Show every line containing "image" by copying it.

-- Provided data --
..........

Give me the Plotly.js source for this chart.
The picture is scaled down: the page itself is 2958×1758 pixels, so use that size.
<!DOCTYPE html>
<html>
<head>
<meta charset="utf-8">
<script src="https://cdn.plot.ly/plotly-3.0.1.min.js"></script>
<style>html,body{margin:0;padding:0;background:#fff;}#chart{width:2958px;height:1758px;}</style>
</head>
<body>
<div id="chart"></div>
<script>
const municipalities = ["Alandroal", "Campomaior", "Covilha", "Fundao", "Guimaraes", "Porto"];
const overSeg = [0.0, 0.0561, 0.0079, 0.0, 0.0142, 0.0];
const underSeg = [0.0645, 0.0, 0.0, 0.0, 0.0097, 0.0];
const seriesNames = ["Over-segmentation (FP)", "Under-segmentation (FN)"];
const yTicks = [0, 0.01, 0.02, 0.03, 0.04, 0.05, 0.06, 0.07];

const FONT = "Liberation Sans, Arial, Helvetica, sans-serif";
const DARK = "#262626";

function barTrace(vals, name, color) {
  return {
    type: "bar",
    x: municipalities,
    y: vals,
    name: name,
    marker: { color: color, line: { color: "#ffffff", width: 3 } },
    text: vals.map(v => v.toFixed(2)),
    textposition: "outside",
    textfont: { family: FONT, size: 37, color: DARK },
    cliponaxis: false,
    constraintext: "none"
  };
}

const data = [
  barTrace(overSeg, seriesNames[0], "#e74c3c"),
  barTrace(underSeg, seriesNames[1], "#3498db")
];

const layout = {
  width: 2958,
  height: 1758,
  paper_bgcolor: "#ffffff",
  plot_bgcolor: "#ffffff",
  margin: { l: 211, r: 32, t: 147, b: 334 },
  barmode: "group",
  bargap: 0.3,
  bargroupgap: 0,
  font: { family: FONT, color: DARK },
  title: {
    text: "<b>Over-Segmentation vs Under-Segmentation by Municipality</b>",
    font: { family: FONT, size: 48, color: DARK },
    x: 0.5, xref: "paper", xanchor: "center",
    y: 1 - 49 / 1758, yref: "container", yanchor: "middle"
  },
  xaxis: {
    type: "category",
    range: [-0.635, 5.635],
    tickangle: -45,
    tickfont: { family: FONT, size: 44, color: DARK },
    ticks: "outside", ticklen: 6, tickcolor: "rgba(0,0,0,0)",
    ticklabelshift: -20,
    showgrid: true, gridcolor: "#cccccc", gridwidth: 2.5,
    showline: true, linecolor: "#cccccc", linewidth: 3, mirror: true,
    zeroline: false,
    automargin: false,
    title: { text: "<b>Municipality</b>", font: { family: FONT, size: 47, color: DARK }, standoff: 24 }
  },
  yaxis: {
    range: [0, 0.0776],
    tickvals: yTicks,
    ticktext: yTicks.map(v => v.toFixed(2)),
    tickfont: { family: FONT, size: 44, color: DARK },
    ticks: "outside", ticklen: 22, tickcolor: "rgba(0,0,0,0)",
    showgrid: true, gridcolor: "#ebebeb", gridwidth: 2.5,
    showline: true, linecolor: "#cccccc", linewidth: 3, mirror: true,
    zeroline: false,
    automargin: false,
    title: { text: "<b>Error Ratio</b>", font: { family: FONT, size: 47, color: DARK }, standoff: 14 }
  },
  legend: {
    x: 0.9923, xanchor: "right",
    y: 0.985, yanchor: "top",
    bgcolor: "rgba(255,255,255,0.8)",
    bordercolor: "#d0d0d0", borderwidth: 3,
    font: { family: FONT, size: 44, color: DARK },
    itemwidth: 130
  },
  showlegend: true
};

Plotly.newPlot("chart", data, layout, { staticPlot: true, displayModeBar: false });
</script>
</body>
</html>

..........

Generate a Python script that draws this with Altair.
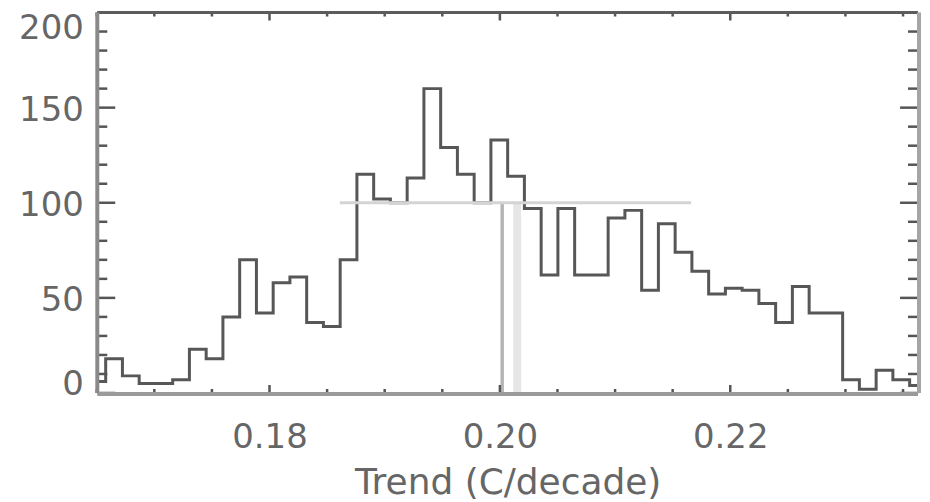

..........

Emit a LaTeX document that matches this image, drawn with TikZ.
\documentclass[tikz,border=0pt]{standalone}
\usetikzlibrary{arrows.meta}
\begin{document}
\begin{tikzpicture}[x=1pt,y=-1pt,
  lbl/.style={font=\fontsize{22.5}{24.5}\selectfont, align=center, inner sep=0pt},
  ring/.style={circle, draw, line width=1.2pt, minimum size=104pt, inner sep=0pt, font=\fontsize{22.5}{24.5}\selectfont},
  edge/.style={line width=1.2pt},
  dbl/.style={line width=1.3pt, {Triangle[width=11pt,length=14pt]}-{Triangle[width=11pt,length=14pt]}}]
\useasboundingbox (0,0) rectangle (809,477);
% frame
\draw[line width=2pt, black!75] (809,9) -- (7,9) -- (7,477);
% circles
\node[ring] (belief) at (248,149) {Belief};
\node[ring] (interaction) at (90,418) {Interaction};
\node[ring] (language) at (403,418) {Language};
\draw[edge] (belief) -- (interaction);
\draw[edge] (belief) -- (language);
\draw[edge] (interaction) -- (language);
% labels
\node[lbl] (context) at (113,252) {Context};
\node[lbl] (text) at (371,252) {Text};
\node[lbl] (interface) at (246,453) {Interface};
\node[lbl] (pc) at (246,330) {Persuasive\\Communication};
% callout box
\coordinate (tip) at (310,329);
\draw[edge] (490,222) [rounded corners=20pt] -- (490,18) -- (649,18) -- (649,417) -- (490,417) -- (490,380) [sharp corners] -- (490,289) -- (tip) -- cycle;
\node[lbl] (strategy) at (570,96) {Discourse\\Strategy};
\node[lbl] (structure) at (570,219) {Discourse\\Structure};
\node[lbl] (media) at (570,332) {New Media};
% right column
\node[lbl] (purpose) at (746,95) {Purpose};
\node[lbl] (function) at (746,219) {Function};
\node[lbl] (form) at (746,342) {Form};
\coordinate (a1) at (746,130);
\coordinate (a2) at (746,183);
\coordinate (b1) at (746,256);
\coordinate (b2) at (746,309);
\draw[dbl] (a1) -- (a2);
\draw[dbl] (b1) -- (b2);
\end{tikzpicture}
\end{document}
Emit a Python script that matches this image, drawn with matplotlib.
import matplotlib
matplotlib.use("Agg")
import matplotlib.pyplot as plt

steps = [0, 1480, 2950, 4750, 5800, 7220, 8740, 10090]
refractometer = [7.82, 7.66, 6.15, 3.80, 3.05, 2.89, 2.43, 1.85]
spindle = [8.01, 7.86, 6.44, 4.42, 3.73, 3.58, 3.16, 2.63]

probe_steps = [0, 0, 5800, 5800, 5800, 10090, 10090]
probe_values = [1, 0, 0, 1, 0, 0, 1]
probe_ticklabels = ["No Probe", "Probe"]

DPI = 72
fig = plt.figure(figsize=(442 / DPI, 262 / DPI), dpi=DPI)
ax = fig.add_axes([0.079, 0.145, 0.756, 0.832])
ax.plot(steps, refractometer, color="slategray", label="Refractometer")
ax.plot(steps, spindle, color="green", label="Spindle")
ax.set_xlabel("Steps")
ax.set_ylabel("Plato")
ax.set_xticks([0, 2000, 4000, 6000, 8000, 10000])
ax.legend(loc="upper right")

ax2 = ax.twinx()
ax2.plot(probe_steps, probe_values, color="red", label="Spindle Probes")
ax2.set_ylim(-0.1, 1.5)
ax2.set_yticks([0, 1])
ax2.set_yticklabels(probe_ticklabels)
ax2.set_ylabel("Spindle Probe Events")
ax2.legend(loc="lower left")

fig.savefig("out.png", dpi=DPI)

..........

-- Answer below --
Emit a LaTeX document that matches this image, drawn with TikZ.
Emit a Python script that matches this image, drawn with matplotlib.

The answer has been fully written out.